The organised labour has woken from its sleep of recent to press for payment of new minimum wage to replace the beggarly abysmal minimum wage of N18,000, a wage which some states have found very difficult to pay with some still owing as much as five months. The trauma confronting workers is better imagined than experienced. The proverbial take-home pay of workers could not take them anywhere.

After a series of deadlocked meetings between organized labour and the Federal Government, Labour has urged the Federal Government to accelerate the implementation of the new minimum wage proposed by the tripartite committee on the issue as further postponement of the issue would mean further prologing the already elongated suffering of workers. The Nigeria Labour Congress has therefore urged  the Federal Government to accelerate the implementation of the new minimum wage proposed by the tripartite committee. NLC National President , Mr.
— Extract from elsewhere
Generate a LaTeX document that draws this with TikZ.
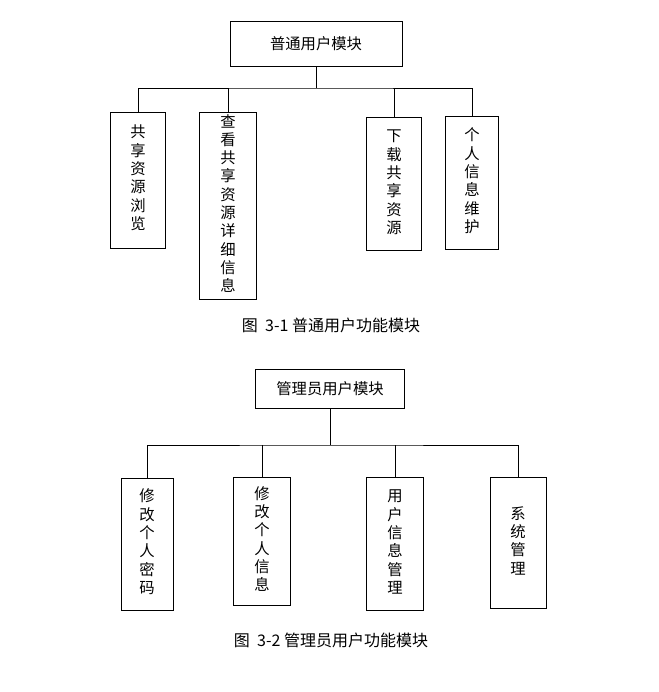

Ayuba Wabba made the call at a news briefing last Wednesday in Lafia.

Wabba who was in Lafia for the ground-breaking ceremony of the affordable housing estate by the Federal Mortgage Bank categorically confirmed that the tripartite committee had already finished its assignment and had to submit the reports first to the Federal Governnment for prompt action, “so we expect the Federal Government to accelerate the process of implementation and transmit same to the National Assembly for other legislative actions.

He further said that the union would not make the agreed amount public until all the processes were completed.

In another twist to the issue, Labour Minister Chris Ngige has said that no agreement had been reached on the exact amount that should be paid to workers as new minimum wage.

Speaking after the Federal Executive Council meeting in Abuja, Ngige said this was because the proposals ranged from N30,000 by the organised Labour to N20,000 by state governments and N25,000 by organised private sector.

He said there was no agreement on the figure to be paid as minimum wage, as negotiations were still on and this is at variance with Labour’s position that the negotiations committee agreed on N30,000 as the new minimum wage. But Wabba said the issue was sufficiently discussed and a figure arrived at adding “The issue of minimum wage had been concluded and a figure agreed upon and for anybody to say that there was no conclusion on the matter, is not correct.” “It is misplacement of information, and therefore, Labour will meet to take appropriate decision.”

Speaking, Trade Union Congress (TUC) President Boboi Bala Kaigama, said he did not believe the Federal Government would renege on its earlier promise on the minimum wage”. “Probably the appropriate information has not been passed out but at the appropriate time, we will release the correct information.”

“What we are saying is that the committee set up by government resolved on a figure and the figure will be announced when the committee’s chairman will present the report to President Muhammadu Buhari.” “The minister may be talking for his paymasters, but he should allow the committee to talk and the chairman of the committee is the best person in this regard,” he stated.

This is visibly a logjam as no meaningful progress had been made since negotiations began on this tortuous issue of minimum wage and this is rather unfortunate. With the Federal Government and organised labour exchanging fisticuffs over this issue, no timeline has been set for the payment of the new minimum wage meaning that Nigerian workers should not expect their working conditions to improve. We hereby appeal to the two dissenting parties – the Federal Government and organised Labour to reach for an amicable settlement as the situation is now, we don’t know which side to believe. By commission or omission, organised Labour should not be pushed towards resuming their suspended strike on the issue of this minimum wage as all series of meetings on minimum wage hitherto had been an action in futility. Therefore, the Federal Government and organised Labour should as a matter of exigency reach a compromise NOW.